- _YOUR INSTRUCTIONS_
Can you transcribe every entry word for word, skipping the images?

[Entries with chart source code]
++++++++
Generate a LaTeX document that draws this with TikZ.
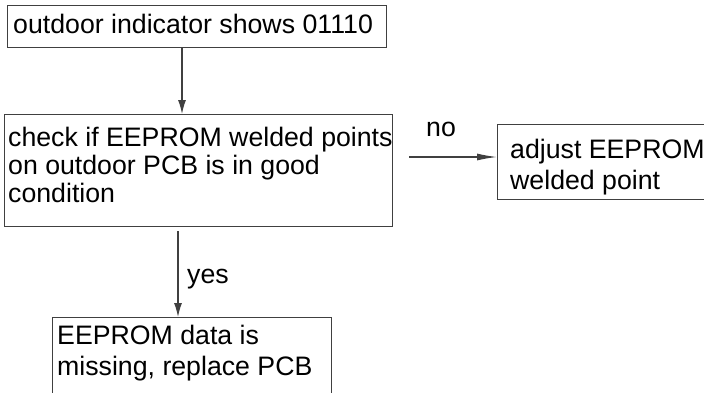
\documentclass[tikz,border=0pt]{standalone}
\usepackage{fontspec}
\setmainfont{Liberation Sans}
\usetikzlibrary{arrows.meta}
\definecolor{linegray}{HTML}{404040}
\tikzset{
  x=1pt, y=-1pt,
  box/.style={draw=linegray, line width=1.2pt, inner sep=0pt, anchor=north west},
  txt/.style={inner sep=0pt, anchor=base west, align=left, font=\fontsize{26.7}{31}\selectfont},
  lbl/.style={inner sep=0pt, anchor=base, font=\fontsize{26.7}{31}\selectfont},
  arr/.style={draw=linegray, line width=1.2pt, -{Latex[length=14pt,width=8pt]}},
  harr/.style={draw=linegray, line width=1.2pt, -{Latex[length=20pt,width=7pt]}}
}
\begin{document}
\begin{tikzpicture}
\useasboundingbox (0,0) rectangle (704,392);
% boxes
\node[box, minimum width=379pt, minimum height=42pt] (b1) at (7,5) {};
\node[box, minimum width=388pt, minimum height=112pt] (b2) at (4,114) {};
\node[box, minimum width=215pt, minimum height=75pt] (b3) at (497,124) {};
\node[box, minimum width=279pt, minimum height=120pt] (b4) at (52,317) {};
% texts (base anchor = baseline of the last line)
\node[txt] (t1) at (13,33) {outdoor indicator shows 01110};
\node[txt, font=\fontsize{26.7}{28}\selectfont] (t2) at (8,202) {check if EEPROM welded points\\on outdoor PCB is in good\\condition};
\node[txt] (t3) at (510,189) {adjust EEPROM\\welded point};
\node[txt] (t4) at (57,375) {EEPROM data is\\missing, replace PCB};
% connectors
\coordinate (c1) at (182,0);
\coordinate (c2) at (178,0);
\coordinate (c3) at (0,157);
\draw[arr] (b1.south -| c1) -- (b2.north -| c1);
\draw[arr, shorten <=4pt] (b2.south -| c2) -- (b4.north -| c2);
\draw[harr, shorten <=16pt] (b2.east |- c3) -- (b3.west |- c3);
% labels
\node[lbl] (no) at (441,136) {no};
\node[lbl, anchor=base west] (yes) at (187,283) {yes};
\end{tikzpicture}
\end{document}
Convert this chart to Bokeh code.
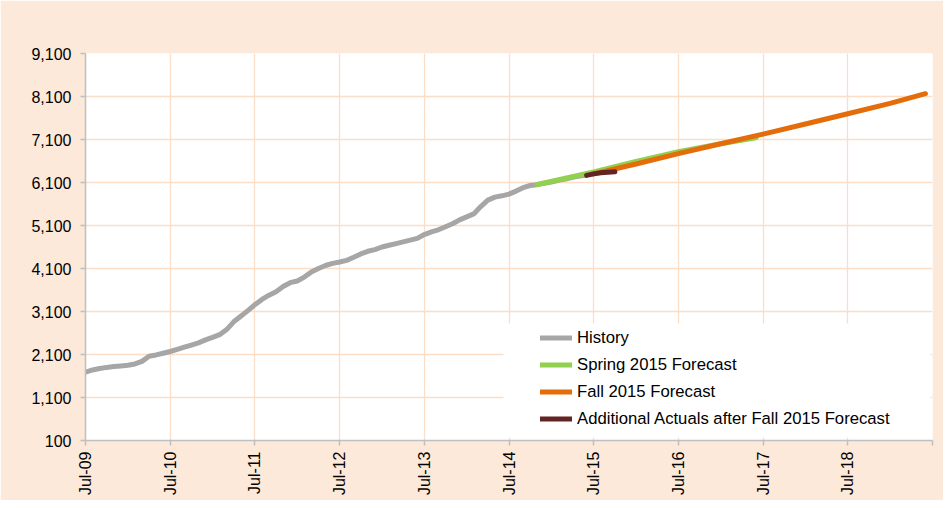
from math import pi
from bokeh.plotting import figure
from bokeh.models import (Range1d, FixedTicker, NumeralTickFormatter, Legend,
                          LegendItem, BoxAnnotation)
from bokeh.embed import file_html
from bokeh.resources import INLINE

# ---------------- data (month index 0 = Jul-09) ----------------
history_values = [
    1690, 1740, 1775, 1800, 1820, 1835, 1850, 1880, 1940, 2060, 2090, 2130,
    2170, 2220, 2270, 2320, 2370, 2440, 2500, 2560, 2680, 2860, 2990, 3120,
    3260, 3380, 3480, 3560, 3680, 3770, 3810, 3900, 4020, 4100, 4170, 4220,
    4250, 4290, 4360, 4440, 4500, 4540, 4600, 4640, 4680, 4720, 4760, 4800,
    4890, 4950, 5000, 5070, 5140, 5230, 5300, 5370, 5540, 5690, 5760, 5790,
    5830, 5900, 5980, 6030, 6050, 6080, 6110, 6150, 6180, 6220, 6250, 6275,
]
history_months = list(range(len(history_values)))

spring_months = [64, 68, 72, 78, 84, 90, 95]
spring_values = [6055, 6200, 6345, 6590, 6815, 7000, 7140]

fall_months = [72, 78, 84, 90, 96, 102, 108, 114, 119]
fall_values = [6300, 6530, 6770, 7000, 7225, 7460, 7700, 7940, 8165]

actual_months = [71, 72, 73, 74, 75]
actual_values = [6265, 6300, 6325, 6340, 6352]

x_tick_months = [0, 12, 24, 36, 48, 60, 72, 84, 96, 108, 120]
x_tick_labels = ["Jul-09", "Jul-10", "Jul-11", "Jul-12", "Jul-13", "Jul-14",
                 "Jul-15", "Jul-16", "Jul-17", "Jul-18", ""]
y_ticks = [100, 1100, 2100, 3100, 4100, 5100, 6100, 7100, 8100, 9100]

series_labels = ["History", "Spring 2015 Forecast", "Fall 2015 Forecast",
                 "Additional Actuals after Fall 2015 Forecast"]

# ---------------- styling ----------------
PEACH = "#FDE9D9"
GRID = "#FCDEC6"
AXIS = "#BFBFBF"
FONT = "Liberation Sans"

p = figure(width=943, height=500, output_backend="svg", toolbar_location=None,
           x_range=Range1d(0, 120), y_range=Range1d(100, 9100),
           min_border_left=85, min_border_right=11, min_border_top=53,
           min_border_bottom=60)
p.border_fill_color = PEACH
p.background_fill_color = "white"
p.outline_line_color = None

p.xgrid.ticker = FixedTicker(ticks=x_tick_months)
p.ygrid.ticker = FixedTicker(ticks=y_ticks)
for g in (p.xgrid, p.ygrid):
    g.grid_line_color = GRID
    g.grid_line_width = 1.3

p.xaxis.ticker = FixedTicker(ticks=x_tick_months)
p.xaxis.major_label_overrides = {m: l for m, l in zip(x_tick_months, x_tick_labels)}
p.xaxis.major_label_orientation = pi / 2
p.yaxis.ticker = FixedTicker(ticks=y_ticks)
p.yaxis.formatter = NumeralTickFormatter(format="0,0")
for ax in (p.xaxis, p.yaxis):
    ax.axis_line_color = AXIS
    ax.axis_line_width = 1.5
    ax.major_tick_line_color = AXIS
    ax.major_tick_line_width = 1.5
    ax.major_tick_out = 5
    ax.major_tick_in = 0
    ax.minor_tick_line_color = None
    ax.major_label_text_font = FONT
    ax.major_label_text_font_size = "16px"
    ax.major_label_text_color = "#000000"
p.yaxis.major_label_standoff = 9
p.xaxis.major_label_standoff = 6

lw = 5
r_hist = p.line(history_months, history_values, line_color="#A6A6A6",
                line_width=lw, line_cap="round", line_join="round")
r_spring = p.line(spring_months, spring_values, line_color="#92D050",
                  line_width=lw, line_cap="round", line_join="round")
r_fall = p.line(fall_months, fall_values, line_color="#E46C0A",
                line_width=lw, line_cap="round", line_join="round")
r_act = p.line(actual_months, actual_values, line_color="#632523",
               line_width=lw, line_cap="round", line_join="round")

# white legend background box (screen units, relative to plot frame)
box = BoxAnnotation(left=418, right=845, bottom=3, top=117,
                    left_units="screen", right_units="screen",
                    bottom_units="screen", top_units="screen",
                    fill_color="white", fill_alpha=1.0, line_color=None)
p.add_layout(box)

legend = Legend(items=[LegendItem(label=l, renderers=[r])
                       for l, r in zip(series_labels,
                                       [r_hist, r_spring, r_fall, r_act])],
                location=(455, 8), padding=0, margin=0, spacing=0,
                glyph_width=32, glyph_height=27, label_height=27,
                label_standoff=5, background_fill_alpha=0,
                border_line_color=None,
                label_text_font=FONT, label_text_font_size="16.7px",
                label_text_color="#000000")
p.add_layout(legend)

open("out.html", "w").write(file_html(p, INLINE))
++++++++
- _TASK RESULT_
Generate a LaTeX document that draws this with TikZ.
\documentclass[tikz,border=0pt]{standalone}
\usepackage{fontspec}
\setmainfont{Liberation Sans}
\usetikzlibrary{arrows.meta}
\definecolor{linegray}{HTML}{404040}
\tikzset{
  x=1pt, y=-1pt,
  box/.style={draw=linegray, line width=1.2pt, inner sep=0pt, anchor=north west},
  txt/.style={inner sep=0pt, anchor=base west, align=left, font=\fontsize{26.7}{31}\selectfont},
  lbl/.style={inner sep=0pt, anchor=base, font=\fontsize{26.7}{31}\selectfont},
  arr/.style={draw=linegray, line width=1.2pt, -{Latex[length=14pt,width=8pt]}},
  harr/.style={draw=linegray, line width=1.2pt, -{Latex[length=20pt,width=7pt]}}
}
\begin{document}
\begin{tikzpicture}
\useasboundingbox (0,0) rectangle (704,392);
% boxes
\node[box, minimum width=379pt, minimum height=42pt] (b1) at (7,5) {};
\node[box, minimum width=388pt, minimum height=112pt] (b2) at (4,114) {};
\node[box, minimum width=215pt, minimum height=75pt] (b3) at (497,124) {};
\node[box, minimum width=279pt, minimum height=120pt] (b4) at (52,317) {};
% texts (base anchor = baseline of the last line)
\node[txt] (t1) at (13,33) {outdoor indicator shows 01110};
\node[txt, font=\fontsize{26.7}{28}\selectfont] (t2) at (8,202) {check if EEPROM welded points\\on outdoor PCB is in good\\condition};
\node[txt] (t3) at (510,189) {adjust EEPROM\\welded point};
\node[txt] (t4) at (57,375) {EEPROM data is\\missing, replace PCB};
% connectors
\coordinate (c1) at (182,0);
\coordinate (c2) at (178,0);
\coordinate (c3) at (0,157);
\draw[arr] (b1.south -| c1) -- (b2.north -| c1);
\draw[arr, shorten <=4pt] (b2.south -| c2) -- (b4.north -| c2);
\draw[harr, shorten <=16pt] (b2.east |- c3) -- (b3.west |- c3);
% labels
\node[lbl] (no) at (441,136) {no};
\node[lbl, anchor=base west] (yes) at (187,283) {yes};
\end{tikzpicture}
\end{document}
Convert this chart to Bokeh code.
from math import pi
from bokeh.plotting import figure
from bokeh.models import (Range1d, FixedTicker, NumeralTickFormatter, Legend,
                          LegendItem, BoxAnnotation)
from bokeh.embed import file_html
from bokeh.resources import INLINE

# ---------------- data (month index 0 = Jul-09) ----------------
history_values = [
    1690, 1740, 1775, 1800, 1820, 1835, 1850, 1880, 1940, 2060, 2090, 2130,
    2170, 2220, 2270, 2320, 2370, 2440, 2500, 2560, 2680, 2860, 2990, 3120,
    3260, 3380, 3480, 3560, 3680, 3770, 3810, 3900, 4020, 4100, 4170, 4220,
    4250, 4290, 4360, 4440, 4500, 4540, 4600, 4640, 4680, 4720, 4760, 4800,
    4890, 4950, 5000, 5070, 5140, 5230, 5300, 5370, 5540, 5690, 5760, 5790,
    5830, 5900, 5980, 6030, 6050, 6080, 6110, 6150, 6180, 6220, 6250, 6275,
]
history_months = list(range(len(history_values)))

spring_months = [64, 68, 72, 78, 84, 90, 95]
spring_values = [6055, 6200, 6345, 6590, 6815, 7000, 7140]

fall_months = [72, 78, 84, 90, 96, 102, 108, 114, 119]
fall_values = [6300, 6530, 6770, 7000, 7225, 7460, 7700, 7940, 8165]

actual_months = [71, 72, 73, 74, 75]
actual_values = [6265, 6300, 6325, 6340, 6352]

x_tick_months = [0, 12, 24, 36, 48, 60, 72, 84, 96, 108, 120]
x_tick_labels = ["Jul-09", "Jul-10", "Jul-11", "Jul-12", "Jul-13", "Jul-14",
                 "Jul-15", "Jul-16", "Jul-17", "Jul-18", ""]
y_ticks = [100, 1100, 2100, 3100, 4100, 5100, 6100, 7100, 8100, 9100]

series_labels = ["History", "Spring 2015 Forecast", "Fall 2015 Forecast",
                 "Additional Actuals after Fall 2015 Forecast"]

# ---------------- styling ----------------
PEACH = "#FDE9D9"
GRID = "#FCDEC6"
AXIS = "#BFBFBF"
FONT = "Liberation Sans"

p = figure(width=943, height=500, output_backend="svg", toolbar_location=None,
           x_range=Range1d(0, 120), y_range=Range1d(100, 9100),
           min_border_left=85, min_border_right=11, min_border_top=53,
           min_border_bottom=60)
p.border_fill_color = PEACH
p.background_fill_color = "white"
p.outline_line_color = None

p.xgrid.ticker = FixedTicker(ticks=x_tick_months)
p.ygrid.ticker = FixedTicker(ticks=y_ticks)
for g in (p.xgrid, p.ygrid):
    g.grid_line_color = GRID
    g.grid_line_width = 1.3

p.xaxis.ticker = FixedTicker(ticks=x_tick_months)
p.xaxis.major_label_overrides = {m: l for m, l in zip(x_tick_months, x_tick_labels)}
p.xaxis.major_label_orientation = pi / 2
p.yaxis.ticker = FixedTicker(ticks=y_ticks)
p.yaxis.formatter = NumeralTickFormatter(format="0,0")
for ax in (p.xaxis, p.yaxis):
    ax.axis_line_color = AXIS
    ax.axis_line_width = 1.5
    ax.major_tick_line_color = AXIS
    ax.major_tick_line_width = 1.5
    ax.major_tick_out = 5
    ax.major_tick_in = 0
    ax.minor_tick_line_color = None
    ax.major_label_text_font = FONT
    ax.major_label_text_font_size = "16px"
    ax.major_label_text_color = "#000000"
p.yaxis.major_label_standoff = 9
p.xaxis.major_label_standoff = 6

lw = 5
r_hist = p.line(history_months, history_values, line_color="#A6A6A6",
                line_width=lw, line_cap="round", line_join="round")
r_spring = p.line(spring_months, spring_values, line_color="#92D050",
                  line_width=lw, line_cap="round", line_join="round")
r_fall = p.line(fall_months, fall_values, line_color="#E46C0A",
                line_width=lw, line_cap="round", line_join="round")
r_act = p.line(actual_months, actual_values, line_color="#632523",
               line_width=lw, line_cap="round", line_join="round")

# white legend background box (screen units, relative to plot frame)
box = BoxAnnotation(left=418, right=845, bottom=3, top=117,
                    left_units="screen", right_units="screen",
                    bottom_units="screen", top_units="screen",
                    fill_color="white", fill_alpha=1.0, line_color=None)
p.add_layout(box)

legend = Legend(items=[LegendItem(label=l, renderers=[r])
                       for l, r in zip(series_labels,
                                       [r_hist, r_spring, r_fall, r_act])],
                location=(455, 8), padding=0, margin=0, spacing=0,
                glyph_width=32, glyph_height=27, label_height=27,
                label_standoff=5, background_fill_alpha=0,
                border_line_color=None,
                label_text_font=FONT, label_text_font_size="16.7px",
                label_text_color="#000000")
p.add_layout(legend)

open("out.html", "w").write(file_html(p, INLINE))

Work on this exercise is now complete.